Oyster farmers haul up a cage of oysters from Great Bay.

Jay Baker, owner of Fat Dog Shellfish Company, shows a visitor around the dock where he and his team haul up seaweed-covered cages of oysters. "The name of the game in oyster farming is moving the line," says Baker. That means opening the cages, wiping the oysters clean of mud and pests and then moving them to other cages and lowering them to the ocean floor to "grow out" until they’re large enough to harvest.

This is oyster farming in the Great Bay Estuary, where 14 farms have popped up in less than a decade. Thanks to assistance from N.H. Sea Grant and UNH Cooperative Extension, many of these growers receive professional advice and training that's helped them establish and expand their businesses.
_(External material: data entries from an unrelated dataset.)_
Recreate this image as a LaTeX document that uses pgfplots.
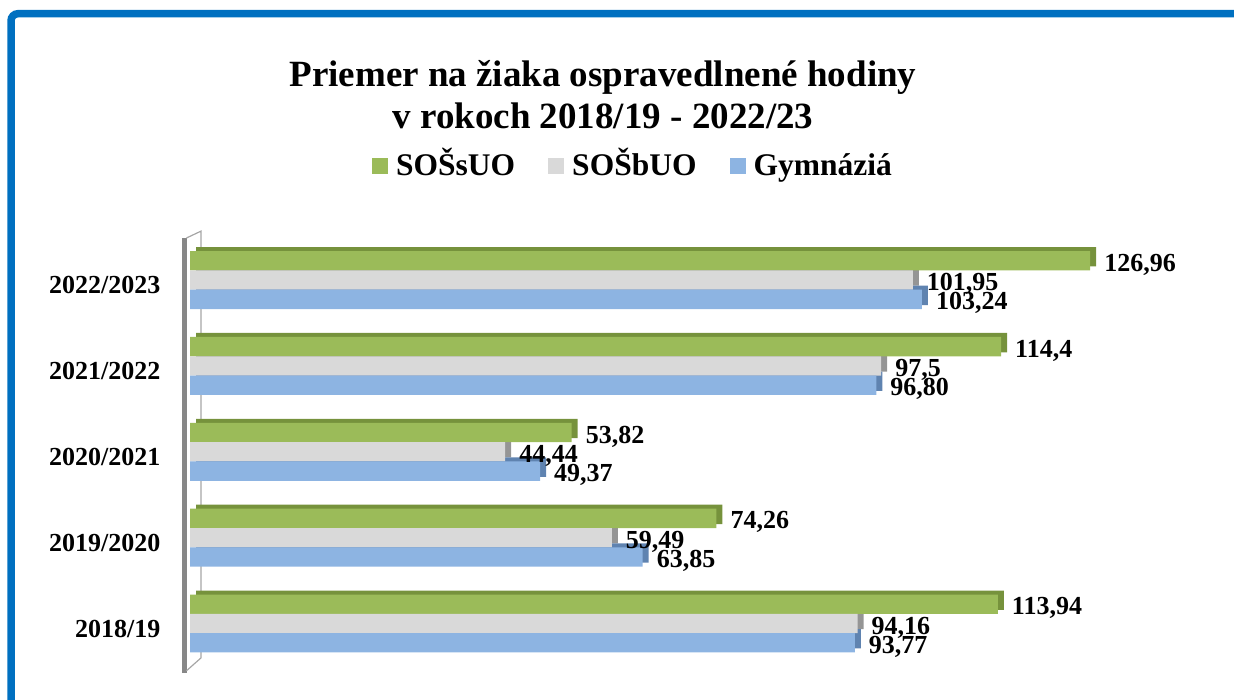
\documentclass[border=0pt]{standalone}
\usepackage{fontspec}
\setmainfont{Liberation Serif}
\usepackage{pgfplots}
\usepackage{pgfplotstable}
\pgfplotsset{compat=1.18}
\definecolor{cgreen}{HTML}{9BBB59}
\definecolor{cgreendark}{HTML}{76923C}
\definecolor{cgrey}{HTML}{D9D9D9}
\definecolor{cgreydark}{HTML}{959595}
\definecolor{cblue}{HTML}{8DB4E2}
\definecolor{cbluedark}{HTML}{5F83B0}
\definecolor{wallgray}{HTML}{878787}
\definecolor{wallback}{HTML}{A6A6A6}
\definecolor{frameblue}{HTML}{0070C0}

\pgfplotstableread{
y val lab
0 126.96 126,96
1 114.4 114,4
2 53.82 53,82
3 74.26 74,26
4 113.94 113,94
}\tgreen
\pgfplotstableread{
y val lab
0 101.95 101,95
1 97.5 97,5
2 44.44 44,44
3 59.49 59,49
4 94.16 94,16
}\tgrey
\pgfplotstableread{
y val lab
0 103.24 103,24
1 96.80 96,80
2 49.37 49,37
3 63.85 63,85
4 93.77 93,77
}\tblue

\pgfplotsset{
  sqlegend/.style={legend image code/.code={\fill[##1] (0pt,-6.5pt) rectangle (16pt,9.5pt);}},
  vlabels/.style={point meta=explicit symbolic, nodes near coords,
    nodes near coords style={anchor=base west, inner sep=0pt, xshift=14pt, yshift=-10.5pt,
      font=\fontsize{26}{26}\selectfont\bfseries, text=black}},
}

\begin{document}
\begin{tikzpicture}
\useasboundingbox (0,0) rectangle (1234pt,700pt);
\draw[color=frameblue, line width=7.5pt, rounded corners=7pt] (11pt,-40pt) -- (11pt,686.3pt) -- (1290pt,686.3pt);
\begin{axis}[
  at={(184.5pt,27pt)}, anchor=south west,
  scale only axis, width=998pt, height=435pt,
  xmin=-0.78, xmax=140, ymin=-0.49, ymax=4.576,
  y dir=reverse,
  xbar, bar width=19.3pt,
  axis x line=none, axis y line*=left,
  y axis line style={line width=5pt, color=wallgray, -},
  ytick={0,1,2,3,4},
  yticklabels={2022/2023,2021/2022,2020/2021,2019/2020,2018/19},
  major tick length=0pt,
  yticklabel style={font=\fontsize{26}{26}\selectfont\bfseries, anchor=base east, inner sep=0pt, xshift=-24pt, yshift=-13.5pt},
  clip=false,
  title={Priemer na žiaka ospravedlnené hodiny\\v rokoch 2018/19 - 2022/23},
  title style={at={(0.4193,1.3938)}, anchor=north, inner sep=0pt, align=center, font=\fontsize{37}{42}\selectfont\bfseries},
  legend columns=3,
  legend style={at={(0.4484,1.1609)}, anchor=center, draw=none, fill=none, inner sep=0pt,
    font=\fontsize{31.5}{32}\selectfont\bfseries,
    nodes={inner sep=0pt, text height=22pt, text depth=7pt},
    /tikz/every even column/.append style={column sep=33pt},
    /tikz/every odd column/.append style={column sep=8pt}},
  legend cell align=left,
]
% back wall edge
\draw[wallback, line width=1.2pt] (axis cs:-0.5,-0.49) -- (axis cs:1.55,-0.57) -- (axis cs:1.55,4.40) -- (axis cs:-0.5,4.55);
% depth faces
\addplot[fill=cgreendark, draw=none, bar shift=23.3pt, xshift=6pt, forget plot] table[x=val,y=y] {\tgreen};
\addplot[fill=cgreydark, draw=none, bar shift=4pt, xshift=6pt, forget plot] table[x=val,y=y] {\tgrey};
\addplot[fill=cbluedark, draw=none, bar shift=-15.3pt, xshift=6pt, forget plot] table[x=val,y=y] {\tblue};
% front faces
\addplot[fill=cgreen, draw=none, bar shift=19.3pt, sqlegend, vlabels] table[x=val,y=y,meta=lab] {\tgreen};
\addlegendentry{SOŠsUO}
\addplot[fill=cgrey, draw=none, bar shift=0pt, sqlegend, vlabels] table[x=val,y=y,meta=lab] {\tgrey};
\addlegendentry{SOŠbUO}
\addplot[fill=cblue, draw=none, bar shift=-19.3pt, sqlegend, vlabels] table[x=val,y=y,meta=lab] {\tblue};
\addlegendentry{Gymnáziá}
\end{axis}
\end{tikzpicture}
\end{document}
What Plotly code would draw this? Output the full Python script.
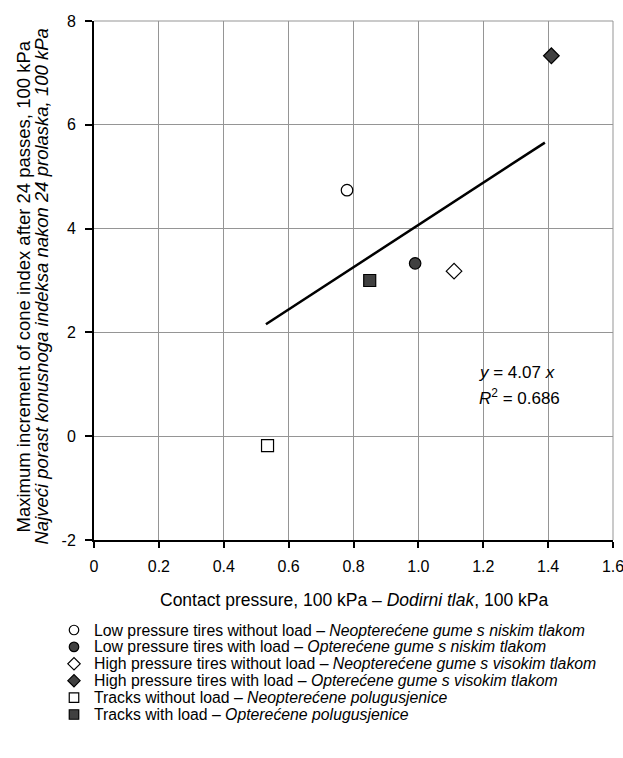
import plotly.graph_objects as go

# ---- data ----
series_en = [
    "Low pressure tires without load",
    "Low pressure tires with load",
    "High pressure tires without load",
    "High pressure tires with load",
    "Tracks without load",
    "Tracks with load",
]
series_hr = [
    "Neopterećene gume s niskim tlakom",
    "Opterećene gume s niskim tlakom",
    "Neopterećene gume s visokim tlakom",
    "Opterećene gume s visokim tlakom",
    "Neopterećene polugusjenice",
    "Opterećene polugusjenice",
]
contact_pressure = [0.78, 0.99, 1.11, 1.41, 0.535, 0.85]
cone_index_increment = [4.74, 3.33, 3.18, 7.33, -0.18, 3.0]
symbols = ["circle-open", "circle", "diamond-open", "diamond", "square-open", "square"]

fit_slope = 4.07
fit_r2 = 0.686
fit_x = [0.53, 1.39]
fit_y = [fit_slope * v for v in fit_x]

x_tickvals = [0, 0.2, 0.4, 0.6, 0.8, 1.0, 1.2, 1.4, 1.6]
x_ticktext = ["0", "0.2", "0.4", "0.6", "0.8", "1.0", "1.2", "1.4", "1.6"]
y_tickvals = [-2, 0, 2, 4, 6, 8]
y_ticktext = ["-2", "0", "2", "4", "6", "8"]

FONT = "Liberation Sans, Arial, sans-serif"
DARK = "#404040"
GRID = "#959595"
CLEAR = "rgba(0,0,0,0)"

W, H = 623, 758
# plot-area box in page pixels
PL, PR, PT, PB = 94, 613, 21, 540
x_dom = [PL / W, PR / W]
y_dom = [(H - PB) / H, (H - PT) / H]

# legend layout (page pixels, on a full-page overlay axis)
LEG_MARK_X, LEG_TEXT_X = 74, 92
LEG_FIRST_Y, LEG_STEP = 630, 16.9

fig = go.Figure()

fig.add_trace(go.Scatter(
    x=fit_x, y=fit_y, mode="lines",
    line=dict(color="black", width=2.5),
    showlegend=False, hoverinfo="skip",
))

def marker_style(sym, big):
    base = sym.replace("-open", "")
    filled = not sym.endswith("open")
    if base == "diamond":
        size = 12 if big else 9.5
    elif base == "circle":
        size = 11.5 if big else 9.5
    else:
        size = 12 if big else 9.5
    return dict(symbol=base, size=size,
                color=DARK if filled else "white",
                line=dict(color="black", width=1.2))

for en, xv, yv, sym in zip(series_en, contact_pressure, cone_index_increment, symbols):
    fig.add_trace(go.Scatter(
        x=[xv], y=[yv], mode="markers", name=en,
        marker=marker_style(sym, True), showlegend=False,
    ))

# custom legend: markers on a hidden full-page axis, texts as annotations
for i, (en, hr, sym) in enumerate(zip(series_en, series_hr, symbols)):
    row_y = LEG_FIRST_Y + LEG_STEP * i
    fig.add_trace(go.Scatter(
        x=[LEG_MARK_X], y=[row_y], mode="markers", xaxis="x2", yaxis="y2",
        marker=marker_style(sym, False), showlegend=False,
        hoverinfo="skip",
    ))
    fig.add_annotation(
        x=LEG_TEXT_X, y=row_y, xref="x2", yref="y2", xanchor="left", yanchor="middle",
        text=f"{en} – <i>{hr}</i>", showarrow=False,
        font=dict(family=FONT, size=15.8, color="black"),
    )

fig.add_annotation(
    x=1.18, y=1.22, xref="x", yref="y", xanchor="left", yanchor="middle",
    text="<i>y</i> = 4.07 <i>x</i>", showarrow=False,
    font=dict(family=FONT, size=17, color="black"),
)
fig.add_annotation(
    x=1.18, y=0.76, xref="x", yref="y", xanchor="left", yanchor="middle",
    text="<i>R</i><sup>2</sup> = 0.686", showarrow=False,
    font=dict(family=FONT, size=17, color="black"),
)

# axis titles as annotations (page pixel positions on overlay axis)
fig.add_annotation(
    x=(PL + PR) / 2, y=600, xref="x2", yref="y2",
    xanchor="center", yanchor="middle", showarrow=False,
    text="Contact pressure, 100 kPa – <i>Dodirni tlak</i>, 100 kPa",
    font=dict(family=FONT, size=17.5, color="black"),
)
fig.add_annotation(
    x=23, y=(PT + PB) / 2 + 6, xref="x2", yref="y2",
    xanchor="center", yanchor="middle", textangle=-90, showarrow=False,
    text="Maximum increment of cone index after 24 passes, 100 kPa",
    font=dict(family=FONT, size=18.5, color="black"),
)
fig.add_annotation(
    x=41, y=(PT + PB) / 2 + 6, xref="x2", yref="y2",
    xanchor="center", yanchor="middle", textangle=-90, showarrow=False,
    text="<i>Najveći porast konusnoga indeksa nakon 24 prolaska, 100 kPa</i>",
    font=dict(family=FONT, size=18.5, color="black"),
)

fig.update_layout(
    width=W, height=H,
    margin=dict(l=0, r=0, t=0, b=0, pad=0, autoexpand=False),
    paper_bgcolor="white", plot_bgcolor=CLEAR,
    font=dict(family=FONT, size=15, color="black"),
    showlegend=False,
    xaxis=dict(
        domain=x_dom, anchor="y",
        range=[0, 1.6], tickvals=x_tickvals, ticktext=x_ticktext,
        showgrid=True, gridcolor=GRID, gridwidth=1,
        showline=True, linecolor="black", linewidth=2,
        ticks="outside", ticklen=6, tickwidth=1.5, tickcolor="black",
        zeroline=False, automargin=False,
        ticklabeloverflow="allow", ticklabelstandoff=5,
        tickfont=dict(family=FONT, size=16),
    ),
    yaxis=dict(
        domain=y_dom, anchor="x",
        range=[-2, 8], tickvals=y_tickvals, ticktext=y_ticktext,
        showgrid=True, gridcolor=GRID, gridwidth=1,
        showline=True, linecolor="black", linewidth=2,
        ticks="outside", ticklen=7, tickwidth=1.5, tickcolor="black",
        zeroline=False, automargin=False,
        ticklabelstandoff=6,
        tickfont=dict(family=FONT, size=16),
    ),
    xaxis2=dict(domain=[0, 1], anchor="y2", range=[0, W],
                visible=False, fixedrange=True, showgrid=False),
    yaxis2=dict(domain=[0, 1], anchor="x2", range=[H, 0],
                visible=False, fixedrange=True, showgrid=False),
)

# outer frame top/right as grey lines
fig.add_shape(type="line", xref="x domain", yref="y domain", x0=0, x1=1, y0=1, y1=1,
              line=dict(color=GRID, width=1))
fig.add_shape(type="line", xref="x domain", yref="y domain", x0=1, x1=1, y0=0, y1=1,
              line=dict(color=GRID, width=1))

fig.write_html(
    "out.html",
    config={"displayModeBar": False},
    post_script="document.body.style.margin='0';document.body.style.overflow='hidden';",
)
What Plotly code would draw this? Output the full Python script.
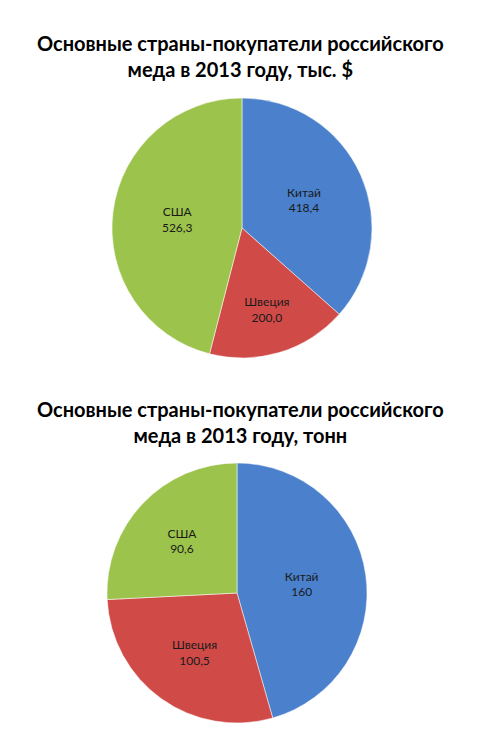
import plotly.graph_objects as go

countries1 = ["Китай", "Швеция", "США"]
values1 = [418.4, 200.0, 526.3]
labels1 = ["418,4", "200,0", "526,3"]

countries2 = ["Китай", "Швеция", "США"]
values2 = [160, 100.5, 90.6]
labels2 = ["160", "100,5", "90,6"]

title1 = "Основные страны-покупатели российского<br>меда в 2013 году, тыс. $"
title2 = "Основные страны-покупатели российского<br>меда в 2013 году, тонн"

colors = ["#4a80cc", "#d04a48", "#9cc44c"]
W, H = 500, 733

def dom(x0, x1, ytop, ybot):
    return dict(x=[x0 / W, x1 / W], y=[1 - ybot / H, 1 - ytop / H])

fig = go.Figure()
for countries, vals, labs, d in [
    (countries1, values1, labels1, dom(104, 364, 90, 350)),
    (countries2, values2, labels2, dom(99, 359, 455, 715)),
]:
    fig.add_trace(go.Pie(
        labels=countries, values=vals,
        text=[f"{c}<br>{l}" for c, l in zip(countries, labs)],
        textinfo="text", textposition="inside", insidetextorientation="horizontal",
        sort=False, direction="clockwise", rotation=0,
        marker=dict(colors=colors, line=dict(color="rgba(255,255,255,0.5)", width=1)),
        textfont=dict(family="Lato, Open Sans, sans-serif", size=12, color="#1a1a1a"),
        domain=d, showlegend=False, hoverinfo="label+value",
    ))

for t, y in [(title1, 48), (title2, 414)]:
    fig.add_annotation(
        text=f"<b>{t}</b>", x=0.465, y=1 - y / H, xref="paper", yref="paper",
        showarrow=False, xanchor="center", yanchor="middle",
        font=dict(family="Lato, Open Sans, sans-serif", size=20, color="#000000"),
        align="center",
    )

fig.update_layout(
    width=W, height=H, margin=dict(l=0, r=0, t=0, b=0),
    paper_bgcolor="white", plot_bgcolor="white",
)
fig.write_html("out.html")
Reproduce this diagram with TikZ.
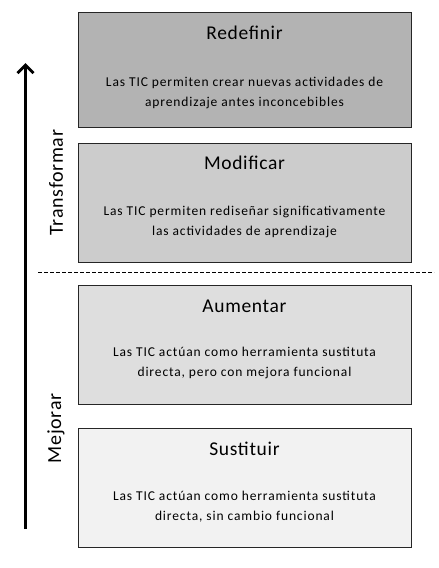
\documentclass[tikz,border=0pt]{standalone}
\usepackage{fontspec}
\setmainfont{Carlito}
\newfontfamily\bodyfont[LetterSpace=6.5]{Carlito}
\newfontfamily\titlefont[LetterSpace=3.5]{Carlito}
\usetikzlibrary{arrows.meta}
\definecolor{cRed}{HTML}{B3B3B3}
\definecolor{cMod}{HTML}{CCCCCC}
\definecolor{cAum}{HTML}{DEDEDE}
\definecolor{cSus}{HTML}{F2F2F2}
\tikzset{
  levelbox/.style={draw=black!85, line width=0.9pt, minimum width=333pt, minimum height=118pt, inner sep=0pt, anchor=north west},
  ttl/.style={font=\titlefont\fontsize{19.5}{22}\selectfont, anchor=center},
  body/.style={font=\bodyfont\fontsize{13.5}{20}\selectfont, align=center, anchor=center},
  side/.style={font=\titlefont\fontsize{20}{22}\selectfont, rotate=90, anchor=center},
}
\begin{document}
\begin{tikzpicture}[x=1pt,y=-1pt]
\useasboundingbox (0,0) rectangle (439,568);
\node[levelbox, fill=cRed, minimum height=115pt] (b1) at (78,12) {};
\node[levelbox, fill=cMod, minimum height=119pt] (b2) at (78,143) {};
\node[levelbox, fill=cAum, minimum height=119pt] (b3) at (78,285) {};
\node[levelbox, fill=cSus, minimum height=119pt] (b4) at (78,428) {};
\node[ttl] (t1) at (244.5,33) {Redefinir};
\node[body] (d1) at (244.5,92.5) {Las TIC permiten crear nuevas actividades de\\aprendizaje antes inconcebibles};
\node[ttl] (t2) at (244.5,163) {Modificar};
\node[body] (d2) at (244.5,221.5) {Las TIC permiten rediseñar significativamente\\las actividades de aprendizaje};
\node[ttl] (t3) at (244.5,306) {Aumentar};
\node[body] (d3) at (244.5,362.5) {Las TIC actúan como herramienta sustituta\\directa, pero con mejora funcional};
\node[ttl] (t4) at (244.5,449) {Sustituir};
\node[body] (d4) at (244.5,507) {Las TIC actúan como herramienta sustituta\\directa, sin cambio funcional};
\coordinate (dl) at (38,272.5);
\coordinate (dr) at (434,272.5);
\draw[line width=0.9pt, dash pattern=on 4pt off 2pt] (dl) -- (dr);
\coordinate (abot) at (25.5,529);
\coordinate (atop) at (25.5,63);
\draw[line width=3pt, -{Straight Barb[length=8pt,width=16pt]}] (abot) -- (atop);
\node[side] (tr) at (56,182.5) {Transformar};
\node[side] (mj) at (56,428.5) {Mejorar};
\end{tikzpicture}
\end{document}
The state's oyster farming industry is young but growing. Great Bay-grown oysters are popular with the region’s restaurants and retailers.

They're environmentally friendly, too. One oyster naturally filters about 30 to 50 gallons of water a day, removing the excess nitrogen that contributes to water pollution and eating algae and organisms harmful to the ecosystem.

Baker is among a group of New England oyster growers who participated in the Northeast Aquaculture Research Farm Network, a multi-year project directed by Extension marine aquaculture specialist Michael Chambers to test and demonstrate new aquaculture technology and practices. Chambers' research addresses the array of challenges facing local oyster farmers, from regulations to crop management to consumer appeal. Farmers have also received help with identifying diseases and predators that affect oyster growth.

One technology tackles all three of those areas. Current regulations limit oyster grow-out in the estuary to "bottom culture." Farmers must grow oysters on the estuary's floor, where space is limited and oysters are susceptible to predators. On Baker's farm, however, Chambers' team installed an oyster flip bag system. This surface-culture method uses bags of oysters suspended at the water's surface, rolling over as the tide comes in and out.

Bringing oyster cultivation closer to the surface yields many benefits, Chambers says. The tumbling action and warm, nutrient-rich surface waters serve the oysters well. The bags also help shape the oysters, giving them a deep cup that makes them appealing to consumers and increases their market value.

"The flip bag experiment really addressed product quality," says Baker.

Surface-culture research also offers a way for the state's oyster farming industry to expand. "We could increase the area where oyster production occurs," Chambers says. "As we look to the future, there's not a whole lot of space left (in the estuary) to grow shellfish."

The flip-bag research also gives farmers the data and experience necessary for working with regulators to create surface-culture regulations. "It will probably take one farmer to break the ice," he says. If these methods take off, it could result in more oysters growing in the estuary. That means busy farmers, happy consumers, and healthy waters — an example of the briny bivalves' big influence on the bay.